How important is self-esteem? People make choices based on how they feel about themselves. When you feel you have little worth as a person it affects your life. At the least, you may perform below your potential. At the worst, you may make drastic decisions—like marrying the wrong person—because you don’t think you deserve any better. Actions you take because you have poor self-esteem can put you into a downward spiral of unhappiness. So how do you break free? How do you begin to build your self-esteem?
Be aware of how you treat yourself. Do you put yourself down, sometimes out loud? “Don’t be so stupid.” Or, “What a clumsy jerk I am.” Or, “I just can’t get anything right.” Whatever it is you say to yourself, it’s important. If you are negative with your own self, how can you ever have confidence and feel genuine self-worth? Start with noticing how your treat yourself and be aware of what your thoughts are. Negative self-talk is a habit you can break. When you find yourself being critical, take note and gently remind yourself to be more positive. And when you do become mindful of your thoughts, give yourself a pat on the back for being aware.
Change your narrative. Really. It’s almost that simple. And also terribly difficult. Your father always said you were a lazy good-for-nothing. He drummed it into your head that you’d never amount to anything. But you’re grown now. And you know there was something wrong with that narrative. That your father needed to make you a scapegoat for whatever twisted reason he had because his father was terrible to him. But it’s time to break the cycle. You know in your deepest heart that you are not as bad as your father said. And the fact is, you can make up a new story for yourself. One that is far more positive. You’ve learned to think you were no good, so you can unlearn that thought and replace it with another story. Begin with positive affirmations and repeat them frequently enough that they replace the negative narrative you’ve been living with.
Stop comparing yourself to others. There will always be someone smarter, wittier, more talented, more beautiful, whatever. When you compare yourself to others, you are setting yourself up for anxiety and stress. It really doesn’t matter what someone else’s achievements are—everything’s relative. You have your strengths and weaknesses just like everyone else. If you compare yourself to the great chefs of the world when you are a weekend cook, you are doing yourself a disservice. Everyone has his own gifts. Your best bet is not to think about how great others’ gifts are, but to take some time to identify your own. Maybe you’re the mom whose kitchen table is a place where kids want to gather—something you may not realize is a gift. But think about it. Or ask your closest friend to tell you. Sometimes it’s hard to see how terrific you really are.

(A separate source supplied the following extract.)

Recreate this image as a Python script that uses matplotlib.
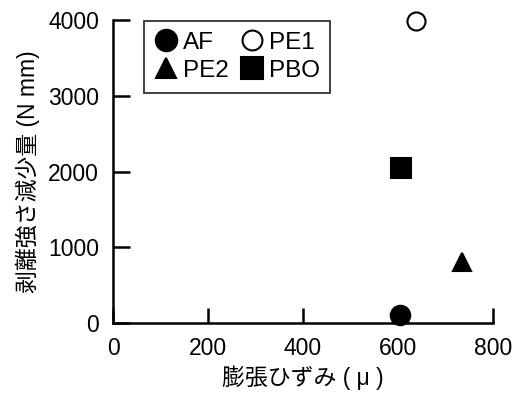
import matplotlib
matplotlib.use("Agg")
import matplotlib.pyplot as plt

plt.rcParams['font.family'] = ['Liberation Sans', 'Noto Sans CJK JP', 'DejaVu Sans']

labels = ["AF", "PE2", "PE1", "PBO"]
x_vals = [605, 735, 637, 607]
y_vals = [100, 800, 3990, 2050]
markers = ["o", "^", "o", "s"]
faces = ["black", "black", "white", "black"]
sizes = [14, 13, 13, 14]

fig = plt.figure(figsize=(5.17, 3.96), dpi=100)
ax = fig.add_axes([0.2186, 0.1843, 0.7350, 0.7652])

for lab, xv, yv, m, fc, s in zip(labels, x_vals, y_vals, markers, faces, sizes):
    ax.plot([xv], [yv], linestyle="none", marker=m, markersize=s,
            markerfacecolor=fc, markeredgecolor="black", markeredgewidth=1.5,
            label=lab, clip_on=False, zorder=5)

ax.set_xlim(0, 800)
ax.set_ylim(0, 4000)
ax.set_xticks([0, 200, 400, 600, 800])
ax.set_yticks([0, 1000, 2000, 3000, 4000])
for sp in ["top", "right"]:
    ax.spines[sp].set_visible(False)
for sp in ["left", "bottom"]:
    ax.spines[sp].set_linewidth(1.8)
ax.tick_params(direction="in", width=1.8, labelsize=16.5)
ax.tick_params(axis="y", length=12, pad=10)
ax.tick_params(axis="x", length=11, pad=10)

ax.set_xlabel("膨張ひずみ ( μ )", fontsize=16.5, labelpad=4)
ax.set_ylabel("剥離強さ減少量 (N mm)", fontsize=16.5, labelpad=6)

leg = ax.legend(ncol=2, loc="upper left", bbox_to_anchor=(0.081, 0.997),
                frameon=True, fancybox=False, edgecolor="black",
                fontsize=17.5, handletextpad=0.2, columnspacing=0.5,
                labelspacing=0.25, borderpad=0.45, handlelength=0.95,
                borderaxespad=0, markerscale=1.1)
leg.get_frame().set_linewidth(1.3)

fig.savefig("out.png", dpi=100)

Exercise self-care. That means eat healthy foods so you feel physically good. Exercise for the same reason, but also because it improves your mental state. Help other people, so you don’t dwell too much on your own problems. And when you do good for others, you feel better about yourself. Forgive all the people who have made you feel so low. Your father kept telling you that you were no good, but why? Who made him feel like such a mean guy? When you understand yourself and are compassionate to yourself and others, you can forgive and connect with the loving nature that lives within you.